Coffee is selling on the world market for $50 a bushel, down from $140 just two years ago. In Nicaragua, production costs are nearly twice the current selling price, forcing many farmers to expel their landless workers. "Things are really bad these days," says 25-year-old Diora Raderia, a Nicaraguan coffee picker. "We need food but there's no work."

John Talbot, a sociology professor at Colby College, says one of the reasons for the price fall is an increase in production from a number of exporters. "You have Vietnam, which about 10 years ago was a really marginal coffee producer," he says. "And now, they are the second largest behind Brazil." He adds that several other countries have also increased their production because they are under pressure from the World Bank to repay their debts.
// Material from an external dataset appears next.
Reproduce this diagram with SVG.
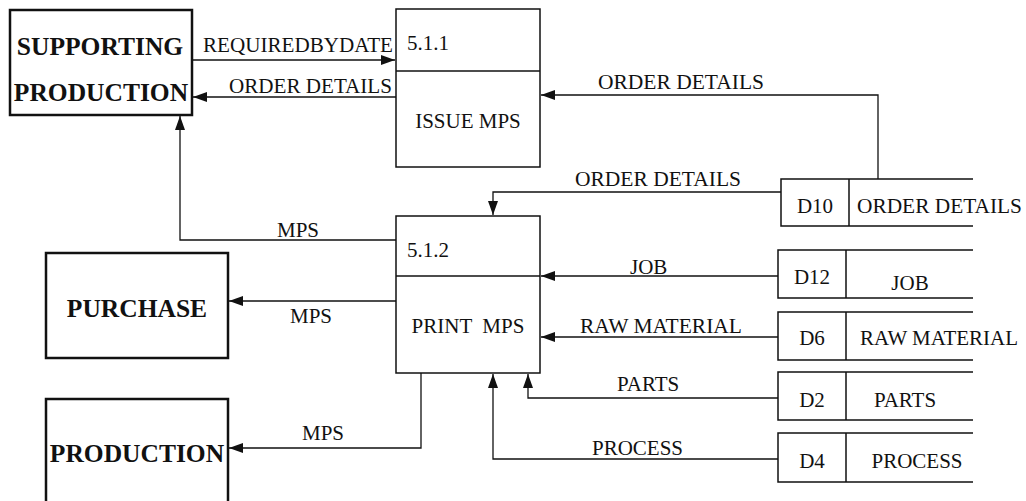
<svg xmlns="http://www.w3.org/2000/svg" width="1026" height="501" viewBox="0 0 1026 501">
<defs>
<style>
.ent{fill:#fff;stroke:#111;stroke-width:2.5}
.proc{fill:#fff;stroke:#111;stroke-width:1.5}
.ds{fill:none;stroke:#111;stroke-width:1.5}
.con{fill:none;stroke:#111;stroke-width:1.3}
.big{font-family:"Liberation Serif","Times New Roman",serif;font-weight:bold;font-size:25.5px;fill:#111}
.lbl{font-family:"Liberation Serif","Times New Roman",serif;font-size:21px;fill:#111}
</style>
<marker id="ah" markerUnits="userSpaceOnUse" markerWidth="14" markerHeight="10" refX="14" refY="5" orient="auto">
<path d="M0,0 L14,5 L0,10 z" fill="#111"/>
</marker>
</defs>
<rect width="1026" height="501" fill="#fff"/>

<g id="connectors">
<path class="con" d="M192,60 H395" marker-end="url(#ah)"/>
<path class="con" d="M396,97 H193" marker-end="url(#ah)"/>
<path class="con" d="M878,179 V95 H541" marker-end="url(#ah)"/>
<path class="con" d="M781,192 H493 V215" marker-end="url(#ah)"/>
<path class="con" d="M396,240 H180 V116" marker-end="url(#ah)"/>
<path class="con" d="M396,301 H229" marker-end="url(#ah)"/>
<path class="con" d="M421,373 V448 H229" marker-end="url(#ah)"/>
<path class="con" d="M778,276 H541" marker-end="url(#ah)"/>
<path class="con" d="M778,337 H541" marker-end="url(#ah)"/>
<path class="con" d="M778,398 H528 V374" marker-end="url(#ah)"/>
<path class="con" d="M778,459 H493 V374" marker-end="url(#ah)"/>
<text class="lbl" x="203" y="52" textLength="190" lengthAdjust="spacingAndGlyphs">REQUIREDBYDATE</text>
<text class="lbl" x="229" y="93" textLength="163" lengthAdjust="spacingAndGlyphs">ORDER DETAILS</text>
<text class="lbl" x="598" y="89" textLength="166" lengthAdjust="spacingAndGlyphs">ORDER DETAILS</text>
<text class="lbl" x="575" y="186" textLength="166" lengthAdjust="spacingAndGlyphs">ORDER DETAILS</text>
<text class="lbl" x="277" y="237">MPS</text>
<text class="lbl" x="290" y="323">MPS</text>
<text class="lbl" x="302" y="440">MPS</text>
<text class="lbl" x="630" y="274">JOB</text>
<text class="lbl" x="580" y="333" textLength="162" lengthAdjust="spacingAndGlyphs">RAW MATERIAL</text>
<text class="lbl" x="617" y="391">PARTS</text>
<text class="lbl" x="592" y="455">PROCESS</text>
</g>

<g id="supporting-production">
<rect class="ent" x="10" y="10" width="182" height="105"/>
<text class="big" x="100" y="55" text-anchor="middle">SUPPORTING</text>
<text class="big" x="101" y="101" text-anchor="middle">PRODUCTION</text>
</g>

<g id="purchase">
<rect class="ent" x="46" y="253" width="182" height="105"/>
<text class="big" x="137" y="317" text-anchor="middle">PURCHASE</text>
</g>

<g id="production">
<rect class="ent" x="46" y="399" width="182" height="110"/>
<text class="big" x="137" y="462" text-anchor="middle">PRODUCTION</text>
</g>

<g id="p511">
<rect class="proc" x="396" y="9" width="144" height="158"/>
<line class="proc" x1="396" y1="71" x2="540" y2="71"/>
<text class="lbl" x="407" y="50">5.1.1</text>
<text class="lbl" x="468" y="128" text-anchor="middle">ISSUE MPS</text>
</g>

<g id="p512">
<rect class="proc" x="396" y="216" width="144" height="157"/>
<line class="proc" x1="396" y1="276" x2="540" y2="276"/>
<text class="lbl" x="407" y="257">5.1.2</text>
<text class="lbl" x="468" y="333" text-anchor="middle" xml:space="preserve">PRINT  MPS</text>
</g>

<g id="d10">
<path class="ds" d="M973,179 H781 V226 H973 M849,179 V226"/>
<text class="lbl" x="815" y="213" text-anchor="middle">D10</text>
<text class="lbl" x="857" y="213" textLength="165" lengthAdjust="spacingAndGlyphs">ORDER DETAILS</text>
</g>

<g id="d12">
<path class="ds" d="M973,250 H778 V298 H973 M846,250 V298"/>
<text class="lbl" x="812" y="284" text-anchor="middle">D12</text>
<text class="lbl" x="910" y="290" text-anchor="middle">JOB</text>
</g>

<g id="d6">
<path class="ds" d="M973,312 H778 V360 H973 M846,312 V360"/>
<text class="lbl" x="812" y="345" text-anchor="middle">D6</text>
<text class="lbl" x="860" y="345" textLength="158" lengthAdjust="spacingAndGlyphs">RAW MATERIAL</text>
</g>

<g id="d2">
<path class="ds" d="M973,372 H778 V420 H973 M846,372 V420"/>
<text class="lbl" x="812" y="407" text-anchor="middle">D2</text>
<text class="lbl" x="905" y="407" text-anchor="middle">PARTS</text>
</g>

<g id="d4">
<path class="ds" d="M973,433 H778 V482 H973 M846,433 V482"/>
<text class="lbl" x="812" y="468" text-anchor="middle">D4</text>
<text class="lbl" x="917" y="468" text-anchor="middle">PROCESS</text>
</g>
</svg>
In Nicaragua, the government has not been able to offer much assistance, apart from some 800 jobs as urban street-sweepers. And with the presidential election scheduled for November, the issue is quickly becoming politicized, with candidates blaming each other for the crisis.

But Talbot says there is no quick solution to the problem. Because coffee is a tree crop that takes years to begin yielding beans, it's not easy to abandon. "What we'll be seeing is people just losing their land," he says. "And that's how production is gonna decrease over next few years."